My breakfast disposed of, I went on deck and deposited myself in a huge coil of six-inch hawser on the after part of the quarter-deck, where for hours—and alone—I watched the mighty combers which, as yet, had not tumbled aboard to any great damage. Suddenly the door of the after house flew open, and out shot my captain. Righting himself, he said, ‘Sergeant, you must not sit there, it is dangerous. The field gun lashed to the rail near where you are sitting was washed overboard last night.’ I thanked him for his kind warning, adding that I was not a loaded field piece, and I didn't purpose to go off after that fashion. Meanwhile, I was watching a tremendous comber making toward the starboard quarter. Pointing in that direction, I said, ‘Captain, that fellow means mischief, and you had better seek shelter.’ He took the hint. As the lawless comber with a thundering roar broke over the deck, I instinctively seized the topmost flakes of the coil with both hands. After the tons of the North Atlantic had left the deck and gone back to its own, I found myself jammed into that coil doubled up like a jack-knife with feet and hands sticking through different parts of the mass of nearly wrecked cordage. I knew something had happened, but which was Hawes and which was hawser I was too badly twisted and tangled to determine. ‘What would my mother think of me now?’ I soliloquized. By dint of vigorous kicking, [31] wriggling, clawing, and sundry other manoeuvres I shuffled that hempen coil, and finding that I was not Hawes de combat, nor my zeal dampened (but with some loss of dignity as a soldier), I went in search of less tight-fitting and clinging garments. Of the 1,500 soldiers aboard, not a soul of them knew anything of the circus I had had.

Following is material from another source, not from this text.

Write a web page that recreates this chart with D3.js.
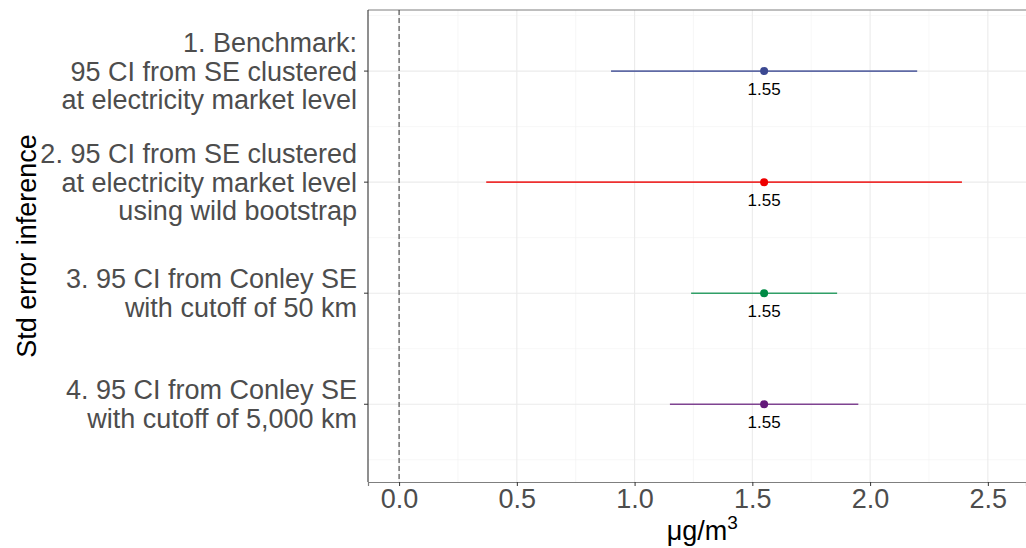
<!DOCTYPE html>
<html>
<head>
<meta charset="utf-8">
<script src="https://cdn.jsdelivr.net/npm/d3@7"></script>
<style>
  body { margin: 0; background: #fff; }
  text { font-family: "Liberation Sans", Arial, sans-serif; }
</style>
</head>
<body>
<div id="chart"></div>
<script>
// data
var labels = [
  ["1. Benchmark:", "95 CI from SE clustered", "at electricity market level"],
  ["2. 95 CI from SE clustered", "at electricity market level", "using wild bootstrap"],
  ["3. 95 CI from Conley SE", "with cutoff of 50 km"],
  ["4. 95 CI from Conley SE", "with cutoff of 5,000 km"]
];
var estimates = [1.55, 1.55, 1.55, 1.55];
var lower = [0.90, 0.37, 1.24, 1.15];
var upper = [2.20, 2.39, 1.86, 1.95];
var colors = ["#3B4992", "#EE0000", "#008B45", "#631879"];
var xTicks = [0.0, 0.5, 1.0, 1.5, 2.0, 2.5];
var xMinor = [0.25, 0.75, 1.25, 1.75, 2.25];

var svgWidth = 1026;
var svgHeight = 548;
var margin = { top: 10, right: 0, bottom: 66, left: 368 };
var width = svgWidth - margin.left - margin.right;
var height = svgHeight - margin.top - margin.bottom;

var svg = d3.select("#chart")
  .append("svg")
  .attr("width", svgWidth)
  .attr("height", svgHeight);

var chartGroup = svg.append("g")
  .attr("transform", `translate(${margin.left}, ${margin.top})`);

// scales
var xScale = d3.scaleLinear()
  .domain([-0.132, 2.662])
  .range([0, width]);

// row i sits at numeric position (n - i), top row highest
var n = labels.length;
var yScale = d3.scaleLinear()
  .domain([0.30, 4.55])
  .range([height, 0]);
var rowY = i => yScale(n - i);

// grid lines
var grid = chartGroup.append("g");
grid.selectAll(".xminor")
  .data(xMinor)
  .enter()
  .append("line")
  .attr("x1", d => xScale(d)).attr("x2", d => xScale(d))
  .attr("y1", 0).attr("y2", height)
  .attr("stroke", "#F2F2F2").attr("stroke-width", 0.6);
grid.selectAll(".yminor")
  .data([0.5, 1.5, 2.5, 3.5, 4.5])
  .enter()
  .append("line")
  .attr("x1", 0).attr("x2", width)
  .attr("y1", d => yScale(d)).attr("y2", d => yScale(d))
  .attr("stroke", "#F2F2F2").attr("stroke-width", 0.6);
grid.selectAll(".xmajor")
  .data(xTicks)
  .enter()
  .append("line")
  .attr("x1", d => xScale(d)).attr("x2", d => xScale(d))
  .attr("y1", 0).attr("y2", height)
  .attr("stroke", "#EBEBEB").attr("stroke-width", 1.1);
grid.selectAll(".ymajor")
  .data(labels)
  .enter()
  .append("line")
  .attr("x1", 0).attr("x2", width)
  .attr("y1", (d, i) => rowY(i)).attr("y2", (d, i) => rowY(i))
  .attr("stroke", "#EBEBEB").attr("stroke-width", 1.1);

// top border
chartGroup.append("line")
  .attr("x1", 0).attr("x2", width)
  .attr("y1", 0).attr("y2", 0)
  .attr("stroke", "#7F7F7F").attr("stroke-width", 1);

// zero reference line
chartGroup.append("line")
  .attr("x1", xScale(0)).attr("x2", xScale(0))
  .attr("y1", 0).attr("y2", height)
  .attr("stroke", "#333")
  .attr("stroke-width", 1)
  .attr("stroke-dasharray", "5,3");

// confidence intervals
chartGroup.selectAll(".ci")
  .data(estimates)
  .enter()
  .append("line")
  .attr("x1", (d, i) => xScale(lower[i]))
  .attr("x2", (d, i) => xScale(upper[i]))
  .attr("y1", (d, i) => rowY(i))
  .attr("y2", (d, i) => rowY(i))
  .attr("stroke", (d, i) => colors[i])
  .attr("stroke-opacity", 0.8)
  .attr("stroke-width", 1.6);

// point estimates
chartGroup.selectAll("circle")
  .data(estimates)
  .enter()
  .append("circle")
  .attr("cx", d => xScale(d))
  .attr("cy", (d, i) => rowY(i))
  .attr("r", 4)
  .attr("fill", (d, i) => colors[i]);

// value labels
chartGroup.selectAll(".val")
  .data(estimates)
  .enter()
  .append("text")
  .attr("x", d => xScale(d))
  .attr("y", (d, i) => rowY(i) + 24)
  .attr("text-anchor", "middle")
  .attr("font-size", "17px")
  .attr("fill", "#000")
  .text(d => d.toFixed(2));

// x axis
var bottomAxis = d3.axisBottom(xScale)
  .tickValues(xTicks)
  .tickFormat(d3.format(".1f"))
  .tickSize(4)
  .tickPadding(3);
var xAxis = chartGroup.append("g")
  .attr("transform", `translate(0, ${height})`)
  .call(bottomAxis);
xAxis.select(".domain").attr("stroke", "#7F7F7F").attr("stroke-width", 1.2);
xAxis.selectAll(".tick line").attr("stroke", "#333");
xAxis.selectAll(".tick text")
  .attr("font-size", "27px")
  .attr("fill", "#4D4D4D")
  .attr("font-family", "Liberation Sans, Arial, sans-serif");

// y axis line and ticks
chartGroup.append("line")
  .attr("x1", 0).attr("x2", 0)
  .attr("y1", 0).attr("y2", height)
  .attr("stroke", "#333").attr("stroke-width", 1.1);
chartGroup.selectAll(".ytick")
  .data(labels)
  .enter()
  .append("line")
  .attr("x1", -4).attr("x2", 0)
  .attr("y1", (d, i) => rowY(i)).attr("y2", (d, i) => rowY(i))
  .attr("stroke", "#333");

// y tick labels (multi-line)
var lineH = 28.5;
var yLabels = chartGroup.selectAll(".ylab")
  .data(labels)
  .enter()
  .append("text")
  .attr("text-anchor", "end")
  .attr("font-size", "27px")
  .attr("fill", "#4D4D4D")
  .attr("transform", (d, i) => `translate(-11, ${rowY(i) - (d.length - 1) * lineH / 2})`);
yLabels.selectAll("tspan")
  .data(d => d)
  .enter()
  .append("tspan")
  .attr("x", 0)
  .attr("y", (d, j) => j * lineH)
  .attr("dy", "0.35em")
  .text(d => d);

// axis titles
svg.append("text")
  .attr("transform", "rotate(-90)")
  .attr("x", -(margin.top + height / 2))
  .attr("y", 36)
  .attr("text-anchor", "middle")
  .attr("font-size", "27px")
  .attr("fill", "#000")
  .text("Std error inference");

var xTitle = svg.append("text")
  .attr("x", margin.left + xScale(1.5) - 50)
  .attr("y", 540)
  .attr("text-anchor", "middle")
  .attr("font-size", "27px")
  .attr("fill", "#000");
xTitle.append("tspan").text("\u03BCg/m");
xTitle.append("tspan").attr("dy", "-11").attr("font-size", "19px").text("3");
</script>
</body>
</html>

The next morning came in with a cloudless sky, the ship on an even keel, on a glassy sea. As I went forward I looked over the rail and noticed that the water had a peculiar color. To Sergeant Simmons, who was to be my guest at the galley, I said: ‘We are in shoal water,’ and looking ahead, added, ‘and we are shoaling fast. We shall be aground in less than five minutes. However, let us make sure of our potatoes.’ As we went below I heard the gong sound in the engine room, and at that instant the ship came to a full stop, but without a perceptible jar, on Frying-Pan Shoals—and within the five minutes specified. Adequately to describe our experience during the eleven hours we were stranded on the worst coast of the United States would take more time than this occasion affords or your patience would allow. I have been on the rocks off an inhospitable coast of South America, and on a lee shore elsewhere, but perhaps this was the most trying situation of all, because in this case infinitely more was involved. Although the situation seemed desperate I never lost courage for a moment. From my diary I have written out somewhat in detail an account of our experience on Frying-Pan Shoals; but to-night I can give you only a glimpse of what stared us in the face on that twenty-eighth day of February, 1862.

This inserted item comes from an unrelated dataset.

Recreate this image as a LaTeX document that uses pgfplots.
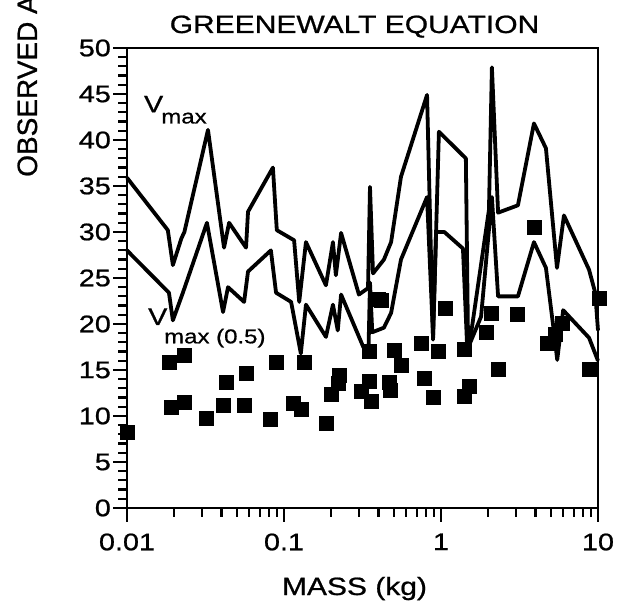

Of course I had but a superficial knowledge of our surroundings, but the school had been opened and I was in the mood to put myself in training. To my amazement I found that the port anchor had been let go, notwithstanding the fact that that end of the ship was already stuck fast in the mud. As General Butler came on deck he asked the captain, ‘What's that?’ pointing to the flag, Union down, in the port fore rigging. ‘Flag of distress,’ said the skipper. ‘Can you display it nowhere else?’ asked the general. ‘Yes, at the mizzen peak,’ replied [32] the skipper. ‘Half-mast it at the mizzen peak, Union up, forever!’ roared the general. Then a signal gun was fired, but this was immediately muzzled, for Fort Macon and horsemen were in plain sight from our deck. All the troops were immediately ordered to go below. I recognized the wisdom of the order, but I concluded that it didn't include me. So I ranged alongside the ship's quartermaster, who at once adopted me as his assistant; and it proved to be the longest watch on deck that I ever experienced,—from 8 o'clock A. M., till about 8 o'clock P. M.

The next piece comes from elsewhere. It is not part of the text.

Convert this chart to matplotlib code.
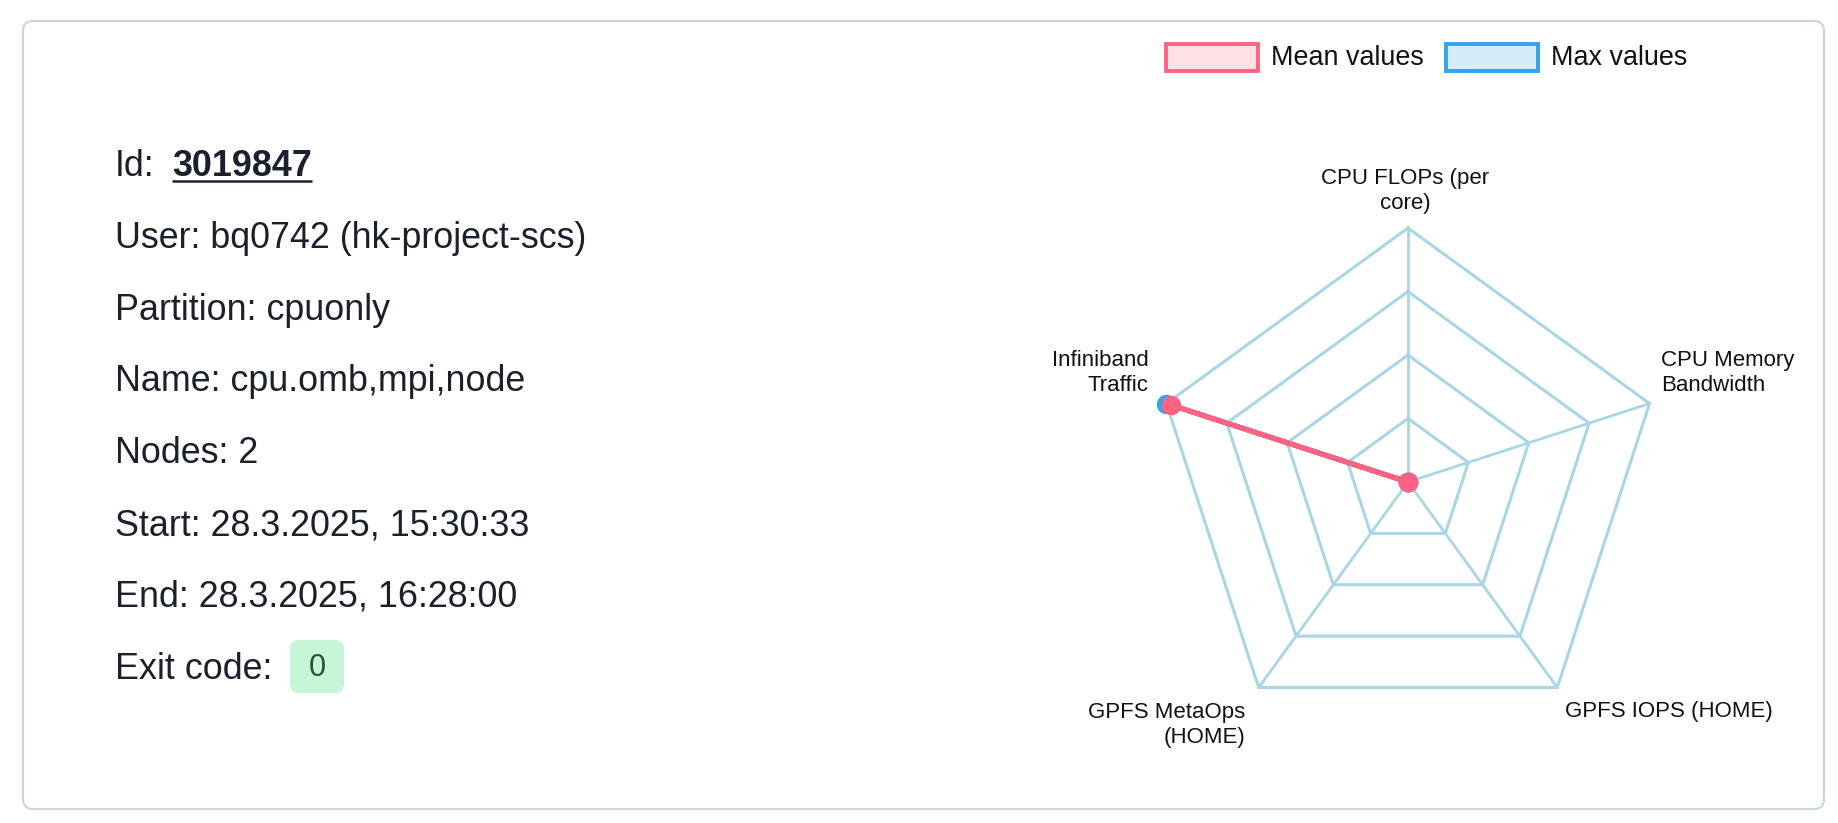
import numpy as np
import matplotlib
matplotlib.use("Agg")
import matplotlib.pyplot as plt
from matplotlib.patches import FancyBboxPatch, Rectangle

W, H = 1838, 823
FONT = "Liberation Sans"
INK, GRID, PINK, BLUE = "#1a202c", "#a9d6e4", "#ff6384", "#36a2eb"

# job info
job_id = "3019847"
info_lines = ["User: bq0742 (hk-project-scs)", "Partition: cpuonly",
              "Name: cpu.omb,mpi,node", "Nodes: 2",
              "Start: 28.3.2025, 15:30:33", "End: 28.3.2025, 16:28:00"]
exit_code = "0"

# radar data (normalised to the max scale)
metrics = ["CPU FLOPs (per\ncore)", "CPU Memory\nBandwidth", "GPFS IOPS (HOME)",
           "GPFS MetaOps\n(HOME)", "Infiniband\nTraffic"]
mean_vals = [0.0, 0.0, 0.0, 0.0, 0.98]
max_vals = [0.0, 0.0, 0.0, 0.0, 1.0]
series = [("Max values", max_vals, BLUE), ("Mean values", mean_vals, PINK)]
levels = [0.25, 0.5, 0.75, 1.0]

fig = plt.figure(figsize=(W / 100, H / 100), dpi=100)
fig.patch.set_facecolor("white")

# overlay axes in pixel coordinates
ax = fig.add_axes([0, 0, 1, 1])
ax.set_xlim(0, W); ax.set_ylim(H, 0); ax.axis("off")

ax.add_patch(FancyBboxPatch((23, 21), 1801, 788, boxstyle="round,pad=0,rounding_size=10",
                            fc="white", ec="#cbd5e0", lw=1.5))

# left text block
x0, y0, dy = 115, 176, 71.8
fs = 25.8
ax.text(x0, y0, "Id:", fontsize=fs, family=FONT, color=INK, va="baseline")
tid = ax.text(172, y0, job_id, fontsize=fs, family=FONT, color=INK, va="baseline",
              fontweight="bold")
for i, line in enumerate(info_lines):
    ax.text(x0, y0 + dy * (i + 1), line, fontsize=fs, family=FONT, color=INK, va="baseline")
ye = y0 + dy * 7
ax.text(x0, ye, "Exit code:", fontsize=fs, family=FONT, color=INK, va="baseline")
ax.add_patch(FancyBboxPatch((290, 640), 54, 53, boxstyle="round,pad=0,rounding_size=9",
                            fc="#c6f6d5", ec="none"))
ax.text(317, 668, exit_code, fontsize=22, family=FONT, color="#22543d",
        ha="center", va="center")

fig.canvas.draw()
bb = tid.get_window_extent()
ax.plot([bb.x0, bb.x1], [181, 181], color=INK, lw=1.8, solid_capstyle="butt")

# legend
leg = [(1166, "Mean values", "#ffe0e6", PINK), (1446, "Max values", "#d7ecfb", BLUE)]
for lx, lab, fc, ec in leg:
    ax.add_patch(Rectangle((lx, 44), 92, 27, fc=fc, ec=ec, lw=2.8))
    ax.text(lx + 105, 57.5, lab, fontsize=19.4, family=FONT, color="#111111",
            va="center", ha="left")

# radar
cx, cy, R = 1408, 482, 254
pax = fig.add_axes([(cx - R) / W, (H - cy - R) / H, 2 * R / W, 2 * R / H], projection="polar")
pax.set_theta_offset(np.pi / 2)
pax.set_theta_direction(-1)
pax.set_ylim(0, 1.0)
pax.axis("off")
theta = np.linspace(0, 2 * np.pi, len(metrics), endpoint=False)
tc = np.append(theta, theta[0])
for lv in levels:
    pax.plot(tc, [lv] * len(tc), color=GRID, lw=2.2, clip_on=False, zorder=1)
for t in theta:
    pax.plot([t, t], [0, levels[-1]], color=GRID, lw=2.0, clip_on=False, zorder=1)
for name, vals, col in series:
    v = np.append(vals, vals[0])
    pax.plot(tc, v, color=col, lw=3.6, clip_on=False, zorder=3)
    pax.plot(theta, vals, "o", color=col, ms=13, clip_on=False, zorder=4)

# axis labels
lab_pos = [(1405, 191, "center"), (1661, 373, "left"), (1565, 711, "left"),
           (1245, 725, "right"), (1149, 373, "right")]
for (lx, ly, ha), name in zip(lab_pos, metrics):
    ax.text(lx, ly, name, fontsize=16, family=FONT, color="#111111", ha=ha,
            va="center", multialignment=ha, linespacing=1.3)

fig.savefig("out.png", dpi=100, facecolor="white")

It was soon discovered that the good ship had resented the indignity of dropping the anchor under her forefoot by rolling over onto it and forcing a fluke through her iron bow. At this hour we had only fourteen feet of water forward, while the ship drew about eighteen feet, and the tide was falling. But as the water fell outside it continued to rise in the forward compartment, till the Thirty-first Massachusetts boys had the choice of being drowned in an iron kettle or vacating their quarters. No deaths by drowning were reported.

Doubtless General Butler comprehended the gravity of the situation, but he was outwardly cool and collected during the entire day, and actively in command.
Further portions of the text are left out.